• [Written instruction]
Your task is to filter the data below down to the lines holding "this".

[BEGIN]

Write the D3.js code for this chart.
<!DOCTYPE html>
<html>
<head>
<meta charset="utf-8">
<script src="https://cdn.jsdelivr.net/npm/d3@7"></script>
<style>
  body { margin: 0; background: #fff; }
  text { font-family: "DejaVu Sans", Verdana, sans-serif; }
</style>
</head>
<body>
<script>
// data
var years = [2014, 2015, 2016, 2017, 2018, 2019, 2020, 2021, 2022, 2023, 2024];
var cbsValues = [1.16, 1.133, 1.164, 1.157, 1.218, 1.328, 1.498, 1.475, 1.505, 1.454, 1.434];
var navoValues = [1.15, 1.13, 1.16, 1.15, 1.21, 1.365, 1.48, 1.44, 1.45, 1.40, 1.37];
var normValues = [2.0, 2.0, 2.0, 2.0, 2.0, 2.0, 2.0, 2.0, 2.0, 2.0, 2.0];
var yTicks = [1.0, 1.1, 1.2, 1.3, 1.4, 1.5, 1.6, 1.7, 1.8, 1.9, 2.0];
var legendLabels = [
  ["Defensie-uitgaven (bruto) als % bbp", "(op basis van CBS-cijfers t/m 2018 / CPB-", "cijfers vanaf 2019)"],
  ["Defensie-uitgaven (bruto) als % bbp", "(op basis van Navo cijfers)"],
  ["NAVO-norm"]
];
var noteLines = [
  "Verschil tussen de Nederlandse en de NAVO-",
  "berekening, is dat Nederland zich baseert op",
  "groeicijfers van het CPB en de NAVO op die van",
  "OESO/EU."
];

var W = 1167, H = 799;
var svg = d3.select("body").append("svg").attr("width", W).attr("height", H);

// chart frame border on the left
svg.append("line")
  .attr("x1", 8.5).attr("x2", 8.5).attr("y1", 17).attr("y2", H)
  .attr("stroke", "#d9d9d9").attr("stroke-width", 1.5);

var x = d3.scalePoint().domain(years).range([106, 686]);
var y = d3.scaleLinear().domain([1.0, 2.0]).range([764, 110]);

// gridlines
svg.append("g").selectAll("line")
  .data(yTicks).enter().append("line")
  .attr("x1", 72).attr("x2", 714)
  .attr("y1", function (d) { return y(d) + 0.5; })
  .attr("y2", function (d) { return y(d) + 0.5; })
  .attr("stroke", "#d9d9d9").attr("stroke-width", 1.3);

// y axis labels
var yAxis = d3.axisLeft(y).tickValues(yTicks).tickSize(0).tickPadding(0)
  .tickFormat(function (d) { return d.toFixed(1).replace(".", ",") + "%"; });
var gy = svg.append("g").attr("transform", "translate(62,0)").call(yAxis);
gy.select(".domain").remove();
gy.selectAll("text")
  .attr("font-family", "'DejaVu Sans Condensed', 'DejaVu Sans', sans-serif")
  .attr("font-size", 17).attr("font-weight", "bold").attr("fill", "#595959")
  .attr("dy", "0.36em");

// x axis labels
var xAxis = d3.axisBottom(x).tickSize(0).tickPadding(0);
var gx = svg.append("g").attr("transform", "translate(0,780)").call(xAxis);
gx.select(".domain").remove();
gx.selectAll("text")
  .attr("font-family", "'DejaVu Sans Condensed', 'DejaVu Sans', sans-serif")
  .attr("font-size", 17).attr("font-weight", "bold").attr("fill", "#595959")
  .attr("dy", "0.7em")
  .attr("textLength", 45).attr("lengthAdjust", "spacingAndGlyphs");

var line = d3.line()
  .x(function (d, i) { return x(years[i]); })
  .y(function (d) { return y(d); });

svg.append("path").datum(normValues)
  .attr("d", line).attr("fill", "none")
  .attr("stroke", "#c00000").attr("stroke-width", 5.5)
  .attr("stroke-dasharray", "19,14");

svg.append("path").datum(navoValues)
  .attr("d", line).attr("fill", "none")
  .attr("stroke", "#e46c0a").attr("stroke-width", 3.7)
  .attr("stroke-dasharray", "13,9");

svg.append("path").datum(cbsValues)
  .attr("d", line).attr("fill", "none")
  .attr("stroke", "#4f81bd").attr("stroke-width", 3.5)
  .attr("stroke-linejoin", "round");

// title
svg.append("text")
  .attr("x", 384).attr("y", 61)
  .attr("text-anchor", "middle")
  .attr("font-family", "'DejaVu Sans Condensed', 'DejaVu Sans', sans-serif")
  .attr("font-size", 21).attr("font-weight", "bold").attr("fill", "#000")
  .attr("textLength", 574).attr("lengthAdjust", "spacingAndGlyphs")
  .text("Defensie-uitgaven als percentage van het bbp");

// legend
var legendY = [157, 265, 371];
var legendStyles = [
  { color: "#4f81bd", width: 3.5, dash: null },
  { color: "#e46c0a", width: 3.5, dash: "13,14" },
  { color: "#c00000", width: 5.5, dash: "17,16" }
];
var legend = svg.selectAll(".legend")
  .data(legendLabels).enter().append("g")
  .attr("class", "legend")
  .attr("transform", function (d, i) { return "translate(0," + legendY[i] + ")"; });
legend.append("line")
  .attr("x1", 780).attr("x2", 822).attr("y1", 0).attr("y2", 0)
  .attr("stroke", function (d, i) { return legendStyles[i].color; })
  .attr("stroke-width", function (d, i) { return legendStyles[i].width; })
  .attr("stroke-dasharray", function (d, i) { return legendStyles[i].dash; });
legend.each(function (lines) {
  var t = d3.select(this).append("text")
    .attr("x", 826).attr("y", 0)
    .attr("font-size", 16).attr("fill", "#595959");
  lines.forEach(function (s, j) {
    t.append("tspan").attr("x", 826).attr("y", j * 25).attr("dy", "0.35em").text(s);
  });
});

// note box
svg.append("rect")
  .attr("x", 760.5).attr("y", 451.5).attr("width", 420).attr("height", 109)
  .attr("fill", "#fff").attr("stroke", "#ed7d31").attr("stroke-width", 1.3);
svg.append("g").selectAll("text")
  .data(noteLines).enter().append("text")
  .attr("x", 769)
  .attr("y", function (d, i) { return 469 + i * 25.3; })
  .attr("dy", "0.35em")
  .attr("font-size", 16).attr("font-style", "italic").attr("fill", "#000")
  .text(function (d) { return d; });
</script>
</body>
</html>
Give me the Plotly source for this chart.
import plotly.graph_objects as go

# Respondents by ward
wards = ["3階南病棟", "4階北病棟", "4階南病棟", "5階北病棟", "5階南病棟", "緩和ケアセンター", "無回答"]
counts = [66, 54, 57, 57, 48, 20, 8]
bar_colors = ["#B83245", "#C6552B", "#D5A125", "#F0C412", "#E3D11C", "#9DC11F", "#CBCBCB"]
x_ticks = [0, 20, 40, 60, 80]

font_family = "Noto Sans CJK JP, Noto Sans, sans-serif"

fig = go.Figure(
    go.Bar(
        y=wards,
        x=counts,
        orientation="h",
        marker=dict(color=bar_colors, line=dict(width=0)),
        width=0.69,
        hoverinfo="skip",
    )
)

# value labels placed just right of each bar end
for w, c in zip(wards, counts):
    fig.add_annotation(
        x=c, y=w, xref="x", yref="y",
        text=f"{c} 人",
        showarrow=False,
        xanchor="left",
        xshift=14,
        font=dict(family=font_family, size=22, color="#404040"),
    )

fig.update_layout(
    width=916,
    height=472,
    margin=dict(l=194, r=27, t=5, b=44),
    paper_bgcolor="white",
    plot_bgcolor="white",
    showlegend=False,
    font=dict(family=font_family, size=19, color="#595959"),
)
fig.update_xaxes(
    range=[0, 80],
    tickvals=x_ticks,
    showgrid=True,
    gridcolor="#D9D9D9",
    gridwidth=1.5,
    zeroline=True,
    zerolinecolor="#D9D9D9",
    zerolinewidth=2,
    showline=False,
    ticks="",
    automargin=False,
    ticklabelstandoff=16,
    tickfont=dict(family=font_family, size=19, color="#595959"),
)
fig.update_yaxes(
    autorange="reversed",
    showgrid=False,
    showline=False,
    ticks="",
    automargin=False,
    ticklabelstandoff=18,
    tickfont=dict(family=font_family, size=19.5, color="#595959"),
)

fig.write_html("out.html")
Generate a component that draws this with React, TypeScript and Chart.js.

[END]

• [Correct result]
Write the D3.js code for this chart.
  var t = d3.select(this).append("text")
Give me the Plotly source for this chart.
Generate a component that draws this with React, TypeScript and Chart.js.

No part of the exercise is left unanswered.